begin

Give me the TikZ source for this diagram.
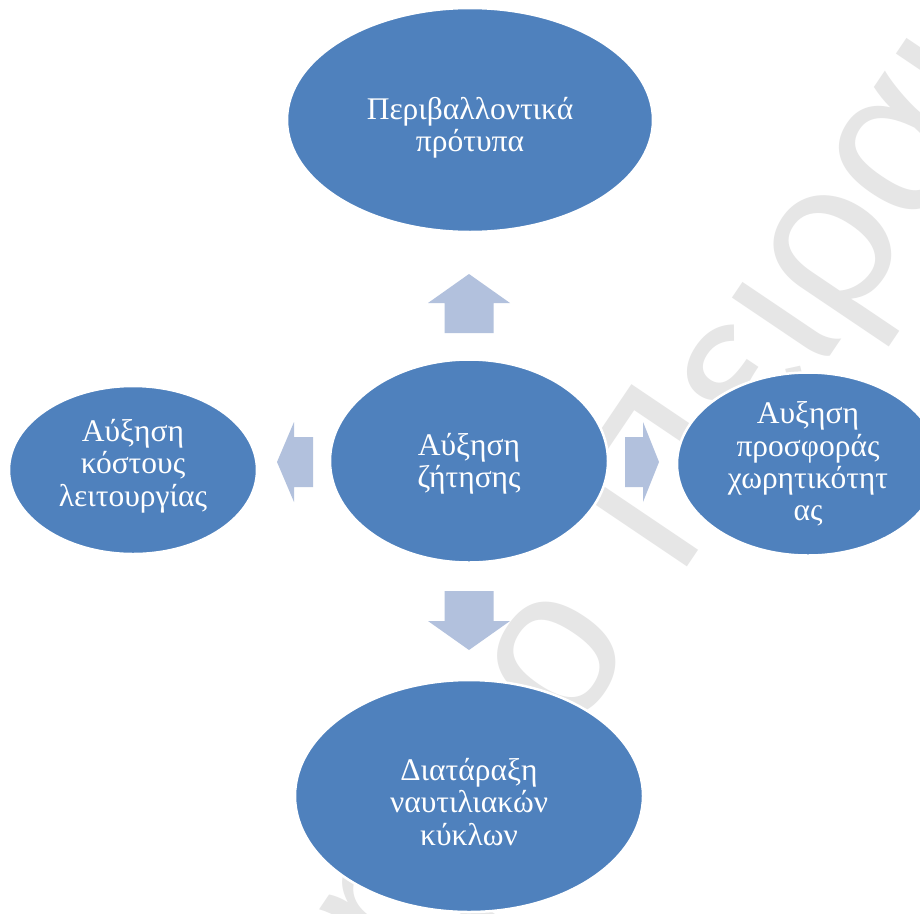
\documentclass[tikz,border=0pt]{standalone}
\usepackage{fontspec}
\setmainfont{Liberation Serif}
\newfontfamily\wmfont{Liberation Sans}
\usetikzlibrary{shapes.geometric,calc}

\definecolor{blobblue}{HTML}{4F81BD}
\definecolor{arrowfill}{HTML}{B2C1DD}
\definecolor{wmgray}{HTML}{E6E6E6}

\tikzset{
  blob/.style={ellipse, fill=blobblue, draw=white, line width=2.5pt, inner sep=0pt},
  blobtext/.style={text=white, align=center, inner sep=0pt,
    font=\fontsize{31.5}{32.3}\selectfont},
  wmark/.style={text=wmgray, inner sep=0pt, rotate=56,
    font=\wmfont\fontsize{215}{215}\selectfont},
  pics/blockarr/.style n args={4}{code={
    \fill[arrowfill] (0,-#2) -- ({#1-#4},-#2) -- ({#1-#4},-#3) -- (#1,0)
      -- ({#1-#4},#3) -- ({#1-#4},#2) -- (0,#2) -- cycle;}}
}

\begin{document}
\begin{tikzpicture}[x=1pt, y=-1pt]
  \useasboundingbox (0,0) rectangle (920,913);
  \clip (0,0) rectangle (920,913);
  \fill[white] (0,0) rectangle (920,913);

  % background watermark
  \node[wmark, anchor=base east] (wmleft) at (637.5,641.3) {Πανεπιστήμιο};
  \node[wmark, anchor=base west] (wmright) at (677.6,581.8) {Πειραιώς};

  % block arrows around the centre
  \pic[rotate=90]  at (469,333) {blockarr={59}{24.5}{41}{29}};
  \pic[rotate=-90] at (469,591) {blockarr={59}{24.5}{41}{29}};
  \pic[rotate=180] at (313,462) {blockarr={36}{25}{40}{17}};
  \pic             at (625,462) {blockarr={34}{25}{40}{16}};

  % ellipses
  \node[blob, minimum width=366, minimum height=224] (top) at (470,120) {};
  \node[blob, minimum width=278, minimum height=203] (centre) at (469,461) {};
  \node[blob, minimum width=248, minimum height=168] (left) at (133,470) {};
  \node[blob, minimum width=262, minimum height=183] (right) at (808,464) {};
  \node[blob, minimum width=348, minimum height=232] (bottom) at (469,796) {};

  % labels
  \node[blobtext] (toptxt) at ($(top)+(0,8)$) {Περιβαλλοντικά\\πρότυπα};
  \node[blobtext] (centretxt) at ($(centre)+(0,3)$) {Αύξηση\\ζήτησης};
  \node[blobtext] (lefttxt) at ($(left)+(0,-4)$) {Αύξηση\\κόστους\\λειτουργίας};
  \node[blobtext] (righttxt) at (right) {Αυξηση\\προσφοράς\\χωρητικότητ\\ας};
  \node[blobtext] (bottomtxt) at ($(bottom)+(0,6)$) {Διατάραξη\\ναυτιλιακών\\κύκλων};
\end{tikzpicture}
\end{document}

end

> _The exercise_
Repeat all the data as it stands, dropping any images it holds.

> _Answer for this exercise_
Give me the TikZ source for this diagram.
\documentclass[tikz,border=0pt]{standalone}
\usepackage{fontspec}
\setmainfont{Liberation Serif}
\newfontfamily\wmfont{Liberation Sans}
\usetikzlibrary{shapes.geometric,calc}

\definecolor{blobblue}{HTML}{4F81BD}
\definecolor{arrowfill}{HTML}{B2C1DD}
\definecolor{wmgray}{HTML}{E6E6E6}

\tikzset{
  blob/.style={ellipse, fill=blobblue, draw=white, line width=2.5pt, inner sep=0pt},
  blobtext/.style={text=white, align=center, inner sep=0pt,
    font=\fontsize{31.5}{32.3}\selectfont},
  wmark/.style={text=wmgray, inner sep=0pt, rotate=56,
    font=\wmfont\fontsize{215}{215}\selectfont},
  pics/blockarr/.style n args={4}{code={
    \fill[arrowfill] (0,-#2) -- ({#1-#4},-#2) -- ({#1-#4},-#3) -- (#1,0)
      -- ({#1-#4},#3) -- ({#1-#4},#2) -- (0,#2) -- cycle;}}
}

\begin{document}
\begin{tikzpicture}[x=1pt, y=-1pt]
  \useasboundingbox (0,0) rectangle (920,913);
  \clip (0,0) rectangle (920,913);
  \fill[white] (0,0) rectangle (920,913);

  % background watermark
  \node[wmark, anchor=base east] (wmleft) at (637.5,641.3) {Πανεπιστήμιο};
  \node[wmark, anchor=base west] (wmright) at (677.6,581.8) {Πειραιώς};

  % block arrows around the centre
  \pic[rotate=90]  at (469,333) {blockarr={59}{24.5}{41}{29}};
  \pic[rotate=-90] at (469,591) {blockarr={59}{24.5}{41}{29}};
  \pic[rotate=180] at (313,462) {blockarr={36}{25}{40}{17}};
  \pic             at (625,462) {blockarr={34}{25}{40}{16}};

  % ellipses
  \node[blob, minimum width=366, minimum height=224] (top) at (470,120) {};
  \node[blob, minimum width=278, minimum height=203] (centre) at (469,461) {};
  \node[blob, minimum width=248, minimum height=168] (left) at (133,470) {};
  \node[blob, minimum width=262, minimum height=183] (right) at (808,464) {};
  \node[blob, minimum width=348, minimum height=232] (bottom) at (469,796) {};

  % labels
  \node[blobtext] (toptxt) at ($(top)+(0,8)$) {Περιβαλλοντικά\\πρότυπα};
  \node[blobtext] (centretxt) at ($(centre)+(0,3)$) {Αύξηση\\ζήτησης};
  \node[blobtext] (lefttxt) at ($(left)+(0,-4)$) {Αύξηση\\κόστους\\λειτουργίας};
  \node[blobtext] (righttxt) at (right) {Αυξηση\\προσφοράς\\χωρητικότητ\\ας};
  \node[blobtext] (bottomtxt) at ($(bottom)+(0,6)$) {Διατάραξη\\ναυτιλιακών\\κύκλων};
\end{tikzpicture}
\end{document}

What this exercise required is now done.